CO2-Handabdrücke können nach wirtschaftlichen Gesichtspunkten bewertet werden
Unsere Untersuchungen zeigen auch, dass die Kosten für die Verringerung oder Vermeidung von CO2-Emissionen je nach Produkt und Branche stark variieren. Bei der Herstellung von Verkehrsflugzeugen beispielsweise sind Karbonfasern bei Weitem das billigste Material, vor allem weil sie wegen ihrer überragenden Festigkeit und ihres energiesparenden geringeren Gewichts so weitverbreitet sind. Biokraftstoffe und Kältespeicherung sind dagegen derzeit weit weniger wirtschaftliche Wege, um den CO2-Handabdruck zu vergrößern. Wir gehen jedoch davon aus, dass ihre Kosten im Laufe des nächsten Jahrzehnts sinken werden, ebenso wie die Kosten für die Einführung von Elektrofahrzeugen und die Verwendung umweltfreundlicher Baumaterialien, die derzeit noch hoch sind, aber sinken dürften.
Die Kosten der CO2-Reduzierung haben weitreichende Auswirkungen auf das Anleihenresearch, und zwar nicht nur in emissionsintensiven Sektoren. Unternehmen in allen Branchen möchten ihren CO2-Handabdruck verbessern, aber die Kosten für die Umsetzung spielen eine Rolle.

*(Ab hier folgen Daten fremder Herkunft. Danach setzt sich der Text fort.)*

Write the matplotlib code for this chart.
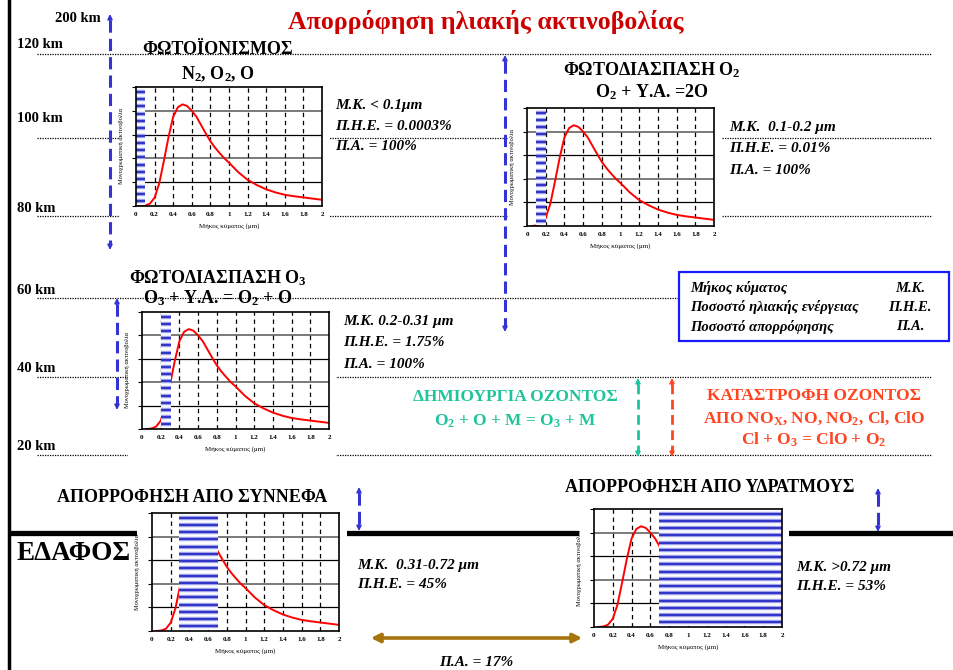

Die Unternehmen tendieren zu kostengünstigeren Lösungen für den CO2-Handabdruck wie LED-Beleuchtung, Wärmedämmung und Karbonfasern. Es gilt also, jene Unternehmen zu identifizieren, die von der Nachfrage profitieren werden.
CO2-Handabdruck rundet die Betrachtung beim Anleihenvergleich ab
Als Vergleichsinstrument kann der CO2-Handabdruck die Perspektive eines klimabewussten Anleihenanlegers erweitern, wenn er nach Möglichkeiten sucht, insbesondere grüne Anleihen, die eine wesentlich detailliertere Offenlegung vorschreiben, differenzierter zu vergleichen. Brookfield Renewable Partners und Star Energy sind beispielsweise zwei relativ ähnliche Emittenten, die beide über äußerst glaubwürdige grüne Anleihenbedingungen und umweltfreundliche Aktiva verfügen. Beide sind Anbieter von Strom aus erneuerbaren Energien und setzen sich für die Verbesserung des Klimas ein. Eine zweistufige Analyse zeigt jedoch, dass eines der beiden Unternehmen einen größeren CO2-Handabdruck aufweist.

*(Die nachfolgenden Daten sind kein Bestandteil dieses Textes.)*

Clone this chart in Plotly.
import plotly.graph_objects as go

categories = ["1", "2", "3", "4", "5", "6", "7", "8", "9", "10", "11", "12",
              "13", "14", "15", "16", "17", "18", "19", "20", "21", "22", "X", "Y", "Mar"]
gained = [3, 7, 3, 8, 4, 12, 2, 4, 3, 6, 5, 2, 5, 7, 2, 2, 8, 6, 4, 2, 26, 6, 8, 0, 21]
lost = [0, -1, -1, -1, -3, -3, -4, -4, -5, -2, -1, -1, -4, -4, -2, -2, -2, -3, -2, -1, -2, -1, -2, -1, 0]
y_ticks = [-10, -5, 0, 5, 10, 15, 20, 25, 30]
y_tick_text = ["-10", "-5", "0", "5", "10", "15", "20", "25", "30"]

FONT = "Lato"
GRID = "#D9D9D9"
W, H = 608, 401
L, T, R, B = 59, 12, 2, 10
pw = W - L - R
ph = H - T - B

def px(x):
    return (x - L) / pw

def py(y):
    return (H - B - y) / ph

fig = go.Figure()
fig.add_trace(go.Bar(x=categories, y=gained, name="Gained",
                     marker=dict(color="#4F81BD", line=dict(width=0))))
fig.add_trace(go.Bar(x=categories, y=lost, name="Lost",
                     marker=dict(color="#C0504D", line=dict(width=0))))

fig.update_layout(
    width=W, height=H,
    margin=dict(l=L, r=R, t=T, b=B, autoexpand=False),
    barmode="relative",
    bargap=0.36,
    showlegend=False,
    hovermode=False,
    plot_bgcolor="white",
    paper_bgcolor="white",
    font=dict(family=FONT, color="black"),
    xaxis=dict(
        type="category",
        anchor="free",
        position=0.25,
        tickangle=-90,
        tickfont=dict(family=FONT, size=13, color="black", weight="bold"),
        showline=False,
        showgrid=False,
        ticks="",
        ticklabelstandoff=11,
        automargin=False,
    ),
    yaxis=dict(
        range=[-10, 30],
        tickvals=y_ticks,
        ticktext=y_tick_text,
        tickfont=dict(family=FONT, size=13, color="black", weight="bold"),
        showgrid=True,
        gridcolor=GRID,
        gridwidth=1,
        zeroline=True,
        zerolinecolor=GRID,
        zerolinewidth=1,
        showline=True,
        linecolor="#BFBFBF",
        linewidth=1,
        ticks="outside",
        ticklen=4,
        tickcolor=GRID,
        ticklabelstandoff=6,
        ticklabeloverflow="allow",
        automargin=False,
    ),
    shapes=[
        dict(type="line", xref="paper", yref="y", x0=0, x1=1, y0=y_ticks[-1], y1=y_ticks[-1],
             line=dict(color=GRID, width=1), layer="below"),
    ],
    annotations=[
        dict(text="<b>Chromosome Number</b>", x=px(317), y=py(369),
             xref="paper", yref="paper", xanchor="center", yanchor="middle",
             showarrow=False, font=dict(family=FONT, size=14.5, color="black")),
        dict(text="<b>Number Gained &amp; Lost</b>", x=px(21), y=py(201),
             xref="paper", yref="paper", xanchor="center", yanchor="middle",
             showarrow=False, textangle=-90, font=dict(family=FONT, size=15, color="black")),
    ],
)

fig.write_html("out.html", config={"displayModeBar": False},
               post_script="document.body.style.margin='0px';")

Auf der Grundlage der Erlöse aus den grünen Anleihen und der Jahresproduktion von Brookfield Renewable Partners ist die Investition pro erzeugter Energieeinheit etwas günstiger als die von Star Energy, und die Emissionen (CO2-Fußabdruck) sind um beachtliche 24 % geringer.

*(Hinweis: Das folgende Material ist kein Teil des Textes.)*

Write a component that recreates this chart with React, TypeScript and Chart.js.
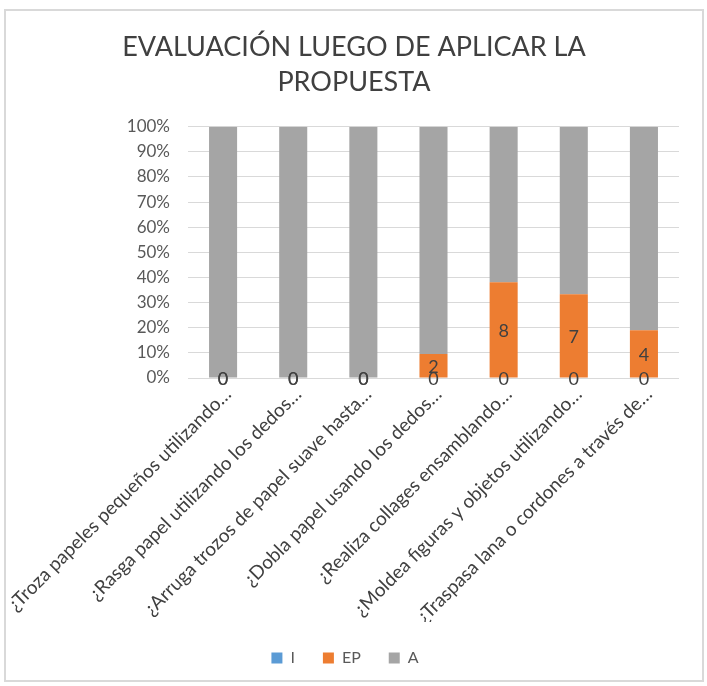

Bei näherer Betrachtung zeigt sich jedoch, dass Star Energy den größeren CO2-Fußabdruck hinterlässt, da es mehr als 700.000 Tonnen vermiedenen CO2-Ausstoß pro Jahr vorweisen kann, und das zu fast der Hälfte der Kosten pro Tonne im Vergleich zu Brookfield Renewable Partners. Daraus ergibt sich ein beeindruckendes Verhältnis von CO2-Handabdruck zu CO2-Fußabdruck von 110 : 1 (Abbildung).